Through this historical maze arose the collaborator --- the Arab who sought to cooperate with the Jews for a variety of reasons. The relationship is not new. There were those Arabs who passed information to the Yishuv and sold land to Keren Kayemet during the British Mandate. Ironically, if a Jew had done “favors” for Arabs it might well have been called treason, but in the world of espionage and under-the-table dealings, it was the “Good Arabs” who cooperated.

Arab motives to cooperate with Israel were rarely idealistic. They ranged from perceived prestige … to “good for the village or clan” … to crass financial gain. Another motive was the feeling of impotence and lack of option after viewing the 1948 rout of the combined Arab armies.

The book describes in the detail of police reports an atmosphere in Israeli Arab society of squealing (more politely “reporting”) on friends and co-workers, and monitoring of teachers’ lessons and even songs sung at weddings. This “Big Brother” atmosphere was predominate at least through 1966, when the Military administration overseeing Arabs was finally dismantled.

Was the “hard hand” of Israeli rule combined with Arab collaboration successful? Again, there is no clear answer. The ubiquitous cries for Arab nationalism and Pan-Arabism have been muffled, perhaps more due to the death of Egypt’s Nasser and his ranting than to Israeli policies, an easy escape from a very hard question. The rise of Palestinian identity is outside the time frame of this book. In the initial years of the state dealing with Israel Independence Day was problematic; there still is controversy in the Arab sector regarding how to relate to Israel and its national holiday, from polite adherence to cries of Naqba (Catastrophe). The current efforts to ban “Naqba” celebrations by Knesset law might stifle some voices, but it certainly will not change very many attitudes.

Yet, there have been successes. The Druze have moved from draft evasion to disproportionate volunteerism and career military / para-military service. Many Arabs have also come to identify with the State, not as “Israelis,” but with the qualified term, “Israeli Arabs.” There has, however, been little learnt. The successes (or at least partial successes) of 1948-1967 were not duplicated in the Occupied Territories of the Six Day War. A network of collaborators was established, but the feeling of “Israeli” never took root. If there never was a concentrated effort to “Israel-ify” the West Bank and Gaza, there certainly was such a program in place for Jerusalem, and by-and-large it has failed.
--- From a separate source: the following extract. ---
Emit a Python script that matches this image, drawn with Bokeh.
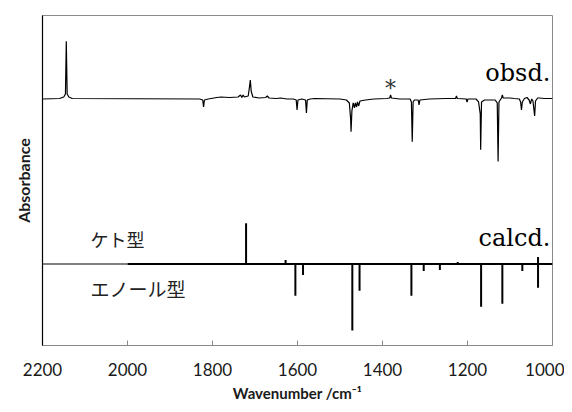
from bokeh.plotting import figure
from bokeh.models import Range1d, FixedTicker
from bokeh.core.properties import value
from bokeh.embed import file_html
from bokeh.resources import INLINE

# ---------------- data ----------------
# observed spectrum (difference spectrum), wavenumber / relative absorbance
obsd_x = [2200, 2160, 2150, 2146, 2144, 2142, 2138, 2130,
          1830, 1823, 1821, 1819, 1810, 1790, 1780, 1760, 1740, 1734, 1731, 1728, 1725,
          1716, 1713, 1711, 1709, 1705, 1690, 1675, 1671, 1667, 1650, 1640, 1625,
          1610, 1603, 1601, 1599, 1590, 1581, 1579, 1577, 1570, 1560, 1500,
          1485, 1478, 1475, 1474, 1472, 1469, 1466, 1464, 1461, 1459, 1456, 1453,
          1440, 1420, 1390, 1383, 1381, 1379, 1360, 1335, 1332, 1330, 1328, 1325,
          1316, 1314, 1312, 1290, 1250, 1228, 1226, 1224, 1203, 1201, 1199, 1180,
          1174, 1170, 1169, 1167, 1160, 1135, 1130, 1128, 1126, 1120, 1118, 1116,
          1100, 1090, 1078, 1075, 1073, 1071, 1066, 1060, 1055, 1052, 1049, 1046,
          1042, 1040, 1035, 1030, 1020, 1000]
obsd_y = [0, 0.5, 2, 5, 58, 5, 2, 0.5,
          0, -1, -8, -1, 0, 1.5, 2, 1.5, 2, 4, 1.5, 4, 2,
          3, 12, 19, 8, 2, 1, 1.5, 3, 1, 0.5, 1, 0,
          0, -1, -11, -1, 0, -1, -14, -1, 0, 0.5, 0,
          -1, -4, -20, -33, -12, -4, -9, -4, -8, -3, -7, -2,
          -1, 0, 0.5, 1, 4, 1, 0, 0, -3, -43, -3, -1,
          -1, -6, -1, 0, 0.5, 0.5, 3, 0.5, 0, -3, 0, 0,
          -3, -15, -51, -3, -1, -1, -4, -63, -3, 1, 4, 1,
          1, 0.5, 0, -3, -11, -3, 0.5, 1.5, -1, -5, 0, -2,
          -17, -2, 1, 1, 0.5, 0.5]

# calculated stick spectra
keto_x = [1721, 1628, 1223, 1034]
keto_y = [41, 4, 2, 7]
enol_x = [1605, 1587, 1471, 1454, 1332, 1303, 1265, 1168, 1118, 1071, 1034]
enol_y = [-32, -11, -67, -27, -32, -7, -6, -43, -40, -7, -24]

x_ticks = [2200, 2000, 1800, 1600, 1400, 1200, 1000]
obsd_offset = 166
calcd_offset = 0

# ---------------- figure ----------------
p = figure(width=564, height=404, output_backend="svg", toolbar_location=None,
           x_range=Range1d(2200, 1000), y_range=Range1d(-82, 250),
           min_border_left=42, min_border_right=12, min_border_top=15,
           min_border_bottom=57)
p.grid.visible = False
p.outline_line_color = "#8a8a8a"
p.outline_line_width = 1
p.background_fill_color = "white"
p.border_fill_color = "white"

# x axis
xa = p.xaxis[0]
xa.ticker = FixedTicker(ticks=x_ticks)
xa.major_tick_in = 5
xa.major_tick_out = 0
xa.minor_tick_line_color = None
xa.axis_line_color = "#8a8a8a"
xa.major_tick_line_color = "#8a8a8a"
xa.major_label_text_font = "Lato"
xa.major_label_text_font_size = "17px"
xa.major_label_text_color = "#1a1a1a"
xa.major_label_standoff = 17
xa.axis_label = "Wavenumber /cm⁻¹"
xa.axis_label_text_font = "Lato"
xa.axis_label_text_font_style = "bold"
xa.axis_label_text_font_size = "15px"
xa.axis_label_text_color = "#1a1a1a"
xa.axis_label_standoff = 5

# y axis
ya = p.yaxis[0]
ya.ticker = FixedTicker(ticks=[])
ya.major_tick_line_color = None
ya.minor_tick_line_color = None
ya.axis_line_color = "black"
ya.axis_line_width = 1.2
ya.axis_label = "Absorbance"
ya.axis_label_text_font = "Lato"
ya.axis_label_text_font_style = "bold"
ya.axis_label_text_font_size = "16px"
ya.axis_label_text_color = "#1a1a1a"
ya.axis_label_standoff = 10

# observed trace
p.line(obsd_x, [y + obsd_offset for y in obsd_y],
       line_color="black", line_width=1.2)

# calculated baseline
p.line([2200, 2000], [calcd_offset, calcd_offset], line_color="#808080", line_width=2)
p.line([2000, 1000], [calcd_offset, calcd_offset], line_color="black", line_width=2)

# sticks
p.segment(x0=keto_x, y0=[calcd_offset] * len(keto_x), x1=keto_x,
          y1=[calcd_offset + v for v in keto_y], line_color="black", line_width=2)
p.segment(x0=enol_x, y0=[calcd_offset] * len(enol_x), x1=enol_x,
          y1=[calcd_offset + v for v in enol_y], line_color="black", line_width=2)

# labels
p.text(x=[1005], y=[obsd_offset + 26], text=["obsd."], text_align="right",
       text_baseline="alphabetic", text_font=value("DejaVu Serif"),
       text_font_size="24px", text_color="black")
p.text(x=[1005], y=[calcd_offset + 26], text=["calcd."], text_align="right",
       text_baseline="alphabetic", text_font=value("DejaVu Serif"),
       text_font_size="24px", text_color="black")
p.text(x=[1381], y=[obsd_offset + 11], text=["*"], text_align="center",
       text_baseline="middle", text_font=value("DejaVu Serif"),
       text_font_size="22px", text_color="#333333")
p.text(x=[2087], y=[calcd_offset + 25], text=["ケト型"], text_align="left",
       text_baseline="middle", text_font=value("Noto Sans CJK JP"),
       text_font_size="18px", text_color="#222222")
p.text(x=[2087], y=[calcd_offset - 25], text=["エノール型"], text_align="left",
       text_baseline="middle", text_font=value("Noto Sans CJK JP"),
       text_font_size="19px", text_color="#222222")

open("out.html", "w").write(file_html(p, INLINE))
This book is tedious to read, given a plethora of details and names, but it is absolutely fascinating and thought-provoking. The book demands a re-examination of our relationship with the Arabs in Israel. Halachic questions can also not be ignored. To what extent does a conquering army have the right to enforce population transfer and property confiscation? What rights should conquered civilians enjoy? How does one differentiate between passive opposition and non-compliance? These are difficult questions. The role of collaborating with the “other side” only complicates matters.

After reading this book it is clear that we have to come to better comprehension of the Israeli population, its needs, and its aspirations. Information was once gathered by informants and eavesdroppers and channeled for security purposes. We must move ahead and use information to further mutual understanding.